Joseph Margulies ’82, professor of the practice of law in Cornell Law School and professor of government in the College of Arts and Sciences, has won the 2021 George D. Levy Engaged Teaching and Research Award for his work to break down barriers for previously incarcerated people in Tompkins County, New York.
Given by Cornell’s Office of Engagement Initiatives, the Levy award recognizes a faculty member whose collaborative efforts within the community have resulted in exemplary and sustained community-engaged projects. Margulies was honored for his long-term partnership with Ultimate Reentry Opportunity (URO), which is a project of Cornell Cooperative Extension – Tompkins County.
“Quite simply, our goal is to make Ithaca and Tompkins County a national model for reentry,” said Margulies.
Margulies, faculty colleagues and students work with URO on two of the organization’s largest projects.
The first is a study to deepen understanding of the challenges of reentry and to inform policy recommendations that will help end the cycle of recidivism in the area.
With Margulies, Cornell and Ithaca College students interviewed more than 80 service providers and previously incarcerated people in Tompkins County, analyzed the results and prepared recommendations for local policymakers. In fall 2021, students will present their findings to city and county legislators, encouraging them to implement changes and fill gaps in housing, substance abuse treatment, employment, mental and physical health care, mentorship and transportation.
The project epitomizes a successful community-engaged partnership, Margulies said, with collaborative decision-making. Partners and students have been involved at every stage in the design and delivery, and students have learned lessons they could never acquire in a traditional classroom, he said.
“Professor Margulies presses his students to question the world around us and to think critically about problems when we see them,” said Cosimo L. Fabrizio ’22, who served on the research team. “Perhaps more important is that this work, and his guidance, has taught me how to reimagine systems.”
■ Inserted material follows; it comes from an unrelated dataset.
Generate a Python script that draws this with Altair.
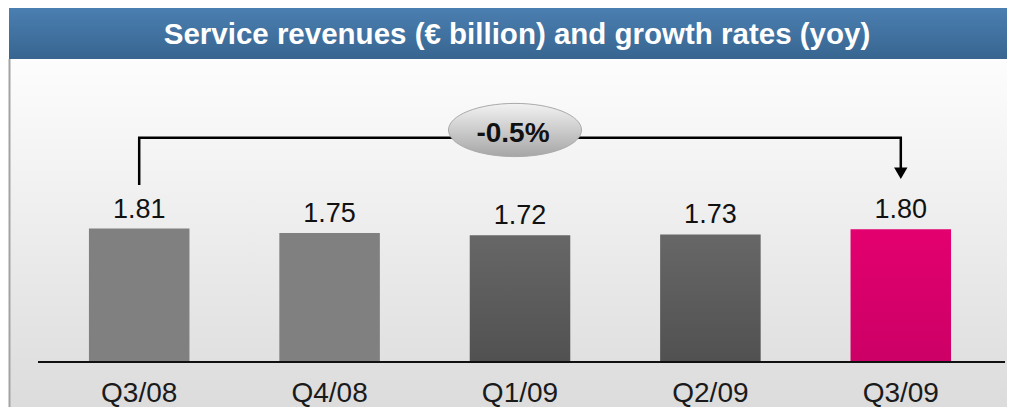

Margulies’s second major project with URO is an effort to reimagine policing in Ithaca and Tompkins County, a project that emerged out of New York Gov. Andrew M. Cuomo’s 2020 executive order directing municipalities to make policing more responsive to the needs of their residents.
Margulies was part of the group that examined and recommended changes to police practices; other colleagues and partners – Jamila Michener, associate professor of government (A&S); Paula Ioanide, professor of comparative race and ethnicity studies at Ithaca College; and Richard Rivera, housing coordinator at – served on the group that conducted interviews and focus groups with residents. As part of Margulies’s work with the police practices group, students researched and drafted a report on alternative public safety models. Collectively, their work facilitated an open, collaborative process that solicited and incorporated the voices of all stakeholders.
“The benefit has served not only the organization, but the students as well,” said Taili Mugambee, director of URO and equity and inclusion programs coordinator with CCE-Tompkins County. “I am confident that we are not only engaging students through this work, but we are also supporting the development of the leaders of the future to better our nation.”
The George D. Levy Engaged Teaching and Research Award, which was established by the family of George D. Levy, MBA ’54, in his memory, comes with a $5,000 prize. Margulies will use the prize to support the next phase of URO’s work: getting these recommendations adopted and implemented.
“On both projects, we must now turn from data collection and analysis to organizing and persuasion,” Margulies said. “To achieve genuine reform in both reentry and policing, rather than mere tinkering, URO must expand its work, amplify its voice and redouble its efforts.”